Answer
$f= \dfrac{ f_1 f_2 }{ \sqrt{ f_1^2 + f_2^2 }} $
Work Step by Step
We know that the force exerted on the spring is given by
$$F_{sp}=-kx$$
where $k$ is the spring constant and $x$ is the compressed or the stretched distance from the equilibrium point.
Now we can assume that these two springs are massless which means that the net force exerted on both of them is zero when we pull the block $m$ a distance of $x$ to the right.
When we pull the block a distance $x$ to the right, the first spring will be stretched by a distance of $x_1$ while the second spring will be stretched by a distance $x_2$. See the figure below.
So,
$$x_{block}=x_1+x_2\tag 1$$
when pulling the block to the right then the attached spring to it (which is spring 2) will be affected by a force of $F_{\rm block\; on\;2}=-k_2x_2$ that pulls it to the right. And since the net force exerted on the spring is zero, so the force exerted on spring 2 by spring 1 must have the same magnitude.
So,
$$F_{\rm 1\;on\;2}=F_{\rm block\; on\;2}=k_2x_2\tag 2$$
Now the wall pulls spring 1 back by a force that must equal to the spring force exerted on it by spring 1 (according to Newton's third law).
Also, the net force exerted on spring 1 is zero, so
$$F_{\rm 2\;on\;1}=F_{\rm wall\; on\;1}=k_1x_1\tag3$$
From (2) and (3), we got that
$$F_{\rm block}=k_1x_1=k_2x_2\tag4$$
So, $x_1=F_{\rm block}/k_1$, and $x_2=F_{\rm block}/k_2$ plug these into (1).

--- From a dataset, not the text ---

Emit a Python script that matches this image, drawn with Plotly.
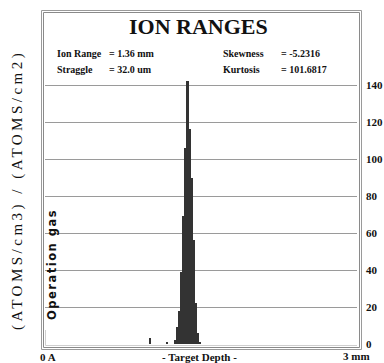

$$x_{block}=\dfrac{F_{\rm block}}{k_1}+\dfrac{F_{\rm block}}{k_2}$$
$$x_{block}=F_{\rm block}\left[\dfrac{1}{k_1}+\dfrac{1}{k_2}\right]$$
$$x_{block}=F_{\rm block}\left[ \dfrac{k_1+k_2}{k_1k_2}\right]\tag 5$$
Now if we replaced these two springs with one effective spring and pulled the same block attached to it to the right by the same distance $x_{block}$, the force magnitude exerted by the block on the spring is now given by
$$F_{\rm block}=k_{\rm effective}x_{\rm block}$$
Thus, $x_{\rm block}=F_{\rm block}/k_{\rm effective}$
Plugging into (5);
$$\dfrac{\color{red}{\bf\not} F_{\rm block}}{k_{\rm effective}}=\color{red}{\bf\not} F_{\rm block}\left[ \dfrac{k_1+k_2}{k_1k_2}\right] $$
Thus,
$$k_{\rm effective}= \dfrac{k_1k_2}{k_1+k_2}\tag 6$$
Now if we let the system oscillate freely, the angular frequency of the block is then given by
$$\omega=\sqrt{\dfrac{k_{\rm effective}}{m}}$$
Plugging from (6);
$$\omega=2\pi f=\sqrt{\dfrac{ k_1k_2}{m(k_1+k_2)}}$$
Hence,
$$f=\dfrac{1}{2\pi }\sqrt{\dfrac{ k_1k_2}{m(k_1+k_2)}}\tag 7$$
Now if each spring is acting alone on the block, then the angular frequency of each one is given by
$$\omega_1=\sqrt{\dfrac{k_1}{m}}\;\;\;,\;\;\;\;\omega_2=\sqrt{\dfrac{k_2}{m}}$$
Hence,
$$\omega_1^2= \dfrac{k_1}{m} \;\;\;,\;\;\;\;\omega_2^2= \dfrac{k_2}{m} $$
$$k_1=m\omega_1^2 \;\;\;,\;\;\;\; k_2=m \omega_2^2 $$
Plugging these into (7);
$$f=\dfrac{1}{2\pi }\sqrt{\dfrac{ (m\omega_1^2 )(m\omega_2^2 )}{m[(m\omega_1^2 )+(m\omega_2^2 )]}} $$
$$f=\dfrac{1}{2\pi }\sqrt{\dfrac{ \color{red}{\bf\not} m^2\omega_1^2 \omega_2^2 }{ \color{red}{\bf\not} m^2\omega_1^2 + \color{red}{\bf\not} m^2\omega_2^2 }} $$
$$f=\dfrac{1}{2\pi }\sqrt{\dfrac{ \omega_1^2 \omega_2^2 }{ \omega_1^2 + \omega_2^2 }} $$
And since, $\omega=2\pi f$, then $\omega_1=2\pi f_1$, and $\omega_2=2\pi f_2$
$$f=\dfrac{1}{2\pi }\sqrt{\dfrac{ (2\pi f_1)^2 (2\pi f_2)^2 }{ (2\pi f_1)^2 + (2\pi f_2)^2 }} $$
$$f=\dfrac{1}{2\pi }\sqrt{\dfrac{ 16\pi^4 f_1^2 f_2^2 }{ 4\pi^2 [f_1^2 + f_2^2] }} $$
$$f=\dfrac{1}{2\pi }\sqrt{\dfrac{ 4\pi^2 f_1^2 f_2^2 }{ f_1^2 + f_2^2 }} $$
$$f=\dfrac{\color{red}{\bf\not} 2\color{red}{\bf\not} \pi}{\color{red}{\bf\not} 2\color{red}{\bf\not} \pi }\sqrt{\dfrac{ f_1^2 f_2^2 }{ f_1^2 + f_2^2 }} $$
$$\boxed{f= \dfrac{ f_1 f_2 }{ \sqrt{ f_1^2 + f_2^2 }}} $$